#### Your objective:
Write each record again exactly as it stands.
((
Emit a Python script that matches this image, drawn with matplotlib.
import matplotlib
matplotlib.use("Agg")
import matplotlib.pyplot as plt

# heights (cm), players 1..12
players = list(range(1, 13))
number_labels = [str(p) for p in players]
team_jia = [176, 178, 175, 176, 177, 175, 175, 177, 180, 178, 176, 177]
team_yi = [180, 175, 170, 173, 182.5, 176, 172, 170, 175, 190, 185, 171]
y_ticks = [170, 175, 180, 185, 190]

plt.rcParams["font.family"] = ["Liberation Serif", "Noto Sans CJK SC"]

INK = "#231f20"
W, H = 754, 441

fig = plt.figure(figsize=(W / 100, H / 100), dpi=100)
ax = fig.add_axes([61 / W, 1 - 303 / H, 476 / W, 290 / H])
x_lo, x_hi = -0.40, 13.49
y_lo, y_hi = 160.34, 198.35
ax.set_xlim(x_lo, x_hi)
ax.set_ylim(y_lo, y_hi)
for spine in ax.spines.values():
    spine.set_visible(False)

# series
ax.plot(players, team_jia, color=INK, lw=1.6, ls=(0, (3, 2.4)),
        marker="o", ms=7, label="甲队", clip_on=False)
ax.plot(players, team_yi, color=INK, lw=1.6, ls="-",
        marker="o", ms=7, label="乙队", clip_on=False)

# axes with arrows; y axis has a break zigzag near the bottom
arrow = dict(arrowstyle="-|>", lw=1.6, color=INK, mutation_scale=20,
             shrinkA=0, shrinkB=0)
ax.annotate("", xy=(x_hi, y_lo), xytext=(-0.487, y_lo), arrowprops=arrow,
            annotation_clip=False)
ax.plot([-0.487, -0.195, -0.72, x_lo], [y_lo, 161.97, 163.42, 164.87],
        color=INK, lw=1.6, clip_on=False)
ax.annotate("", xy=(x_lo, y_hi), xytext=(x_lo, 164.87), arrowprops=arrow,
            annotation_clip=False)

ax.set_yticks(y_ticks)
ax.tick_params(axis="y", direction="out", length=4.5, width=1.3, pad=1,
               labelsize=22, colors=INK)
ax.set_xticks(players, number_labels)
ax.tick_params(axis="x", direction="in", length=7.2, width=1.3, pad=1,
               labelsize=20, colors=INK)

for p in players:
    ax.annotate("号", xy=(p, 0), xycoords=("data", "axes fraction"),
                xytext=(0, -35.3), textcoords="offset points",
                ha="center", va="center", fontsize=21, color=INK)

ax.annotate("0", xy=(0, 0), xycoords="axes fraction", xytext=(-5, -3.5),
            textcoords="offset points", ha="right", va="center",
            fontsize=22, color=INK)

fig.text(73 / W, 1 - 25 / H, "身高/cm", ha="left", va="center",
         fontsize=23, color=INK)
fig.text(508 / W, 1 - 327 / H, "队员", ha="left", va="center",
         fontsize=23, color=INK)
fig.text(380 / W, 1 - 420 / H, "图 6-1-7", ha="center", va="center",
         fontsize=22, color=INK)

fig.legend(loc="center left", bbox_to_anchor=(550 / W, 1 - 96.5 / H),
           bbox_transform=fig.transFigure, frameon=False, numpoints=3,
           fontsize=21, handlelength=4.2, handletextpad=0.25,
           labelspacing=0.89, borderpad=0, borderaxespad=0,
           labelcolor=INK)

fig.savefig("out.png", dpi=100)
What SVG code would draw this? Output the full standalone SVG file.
))
#### Written response:
Emit a Python script that matches this image, drawn with matplotlib.
import matplotlib
matplotlib.use("Agg")
import matplotlib.pyplot as plt

# heights (cm), players 1..12
players = list(range(1, 13))
number_labels = [str(p) for p in players]
team_jia = [176, 178, 175, 176, 177, 175, 175, 177, 180, 178, 176, 177]
team_yi = [180, 175, 170, 173, 182.5, 176, 172, 170, 175, 190, 185, 171]
y_ticks = [170, 175, 180, 185, 190]

plt.rcParams["font.family"] = ["Liberation Serif", "Noto Sans CJK SC"]

INK = "#231f20"
W, H = 754, 441

fig = plt.figure(figsize=(W / 100, H / 100), dpi=100)
ax = fig.add_axes([61 / W, 1 - 303 / H, 476 / W, 290 / H])
x_lo, x_hi = -0.40, 13.49
y_lo, y_hi = 160.34, 198.35
ax.set_xlim(x_lo, x_hi)
ax.set_ylim(y_lo, y_hi)
for spine in ax.spines.values():
    spine.set_visible(False)

# series
ax.plot(players, team_jia, color=INK, lw=1.6, ls=(0, (3, 2.4)),
        marker="o", ms=7, label="甲队", clip_on=False)
ax.plot(players, team_yi, color=INK, lw=1.6, ls="-",
        marker="o", ms=7, label="乙队", clip_on=False)

# axes with arrows; y axis has a break zigzag near the bottom
arrow = dict(arrowstyle="-|>", lw=1.6, color=INK, mutation_scale=20,
             shrinkA=0, shrinkB=0)
ax.annotate("", xy=(x_hi, y_lo), xytext=(-0.487, y_lo), arrowprops=arrow,
            annotation_clip=False)
ax.plot([-0.487, -0.195, -0.72, x_lo], [y_lo, 161.97, 163.42, 164.87],
        color=INK, lw=1.6, clip_on=False)
ax.annotate("", xy=(x_lo, y_hi), xytext=(x_lo, 164.87), arrowprops=arrow,
            annotation_clip=False)

ax.set_yticks(y_ticks)
ax.tick_params(axis="y", direction="out", length=4.5, width=1.3, pad=1,
               labelsize=22, colors=INK)
ax.set_xticks(players, number_labels)
ax.tick_params(axis="x", direction="in", length=7.2, width=1.3, pad=1,
               labelsize=20, colors=INK)

for p in players:
    ax.annotate("号", xy=(p, 0), xycoords=("data", "axes fraction"),
                xytext=(0, -35.3), textcoords="offset points",
                ha="center", va="center", fontsize=21, color=INK)

ax.annotate("0", xy=(0, 0), xycoords="axes fraction", xytext=(-5, -3.5),
            textcoords="offset points", ha="right", va="center",
            fontsize=22, color=INK)

fig.text(73 / W, 1 - 25 / H, "身高/cm", ha="left", va="center",
         fontsize=23, color=INK)
fig.text(508 / W, 1 - 327 / H, "队员", ha="left", va="center",
         fontsize=23, color=INK)
fig.text(380 / W, 1 - 420 / H, "图 6-1-7", ha="center", va="center",
         fontsize=22, color=INK)

fig.legend(loc="center left", bbox_to_anchor=(550 / W, 1 - 96.5 / H),
           bbox_transform=fig.transFigure, frameon=False, numpoints=3,
           fontsize=21, handlelength=4.2, handletextpad=0.25,
           labelspacing=0.89, borderpad=0, borderaxespad=0,
           labelcolor=INK)

fig.savefig("out.png", dpi=100)
What SVG code would draw this? Output the full standalone SVG file.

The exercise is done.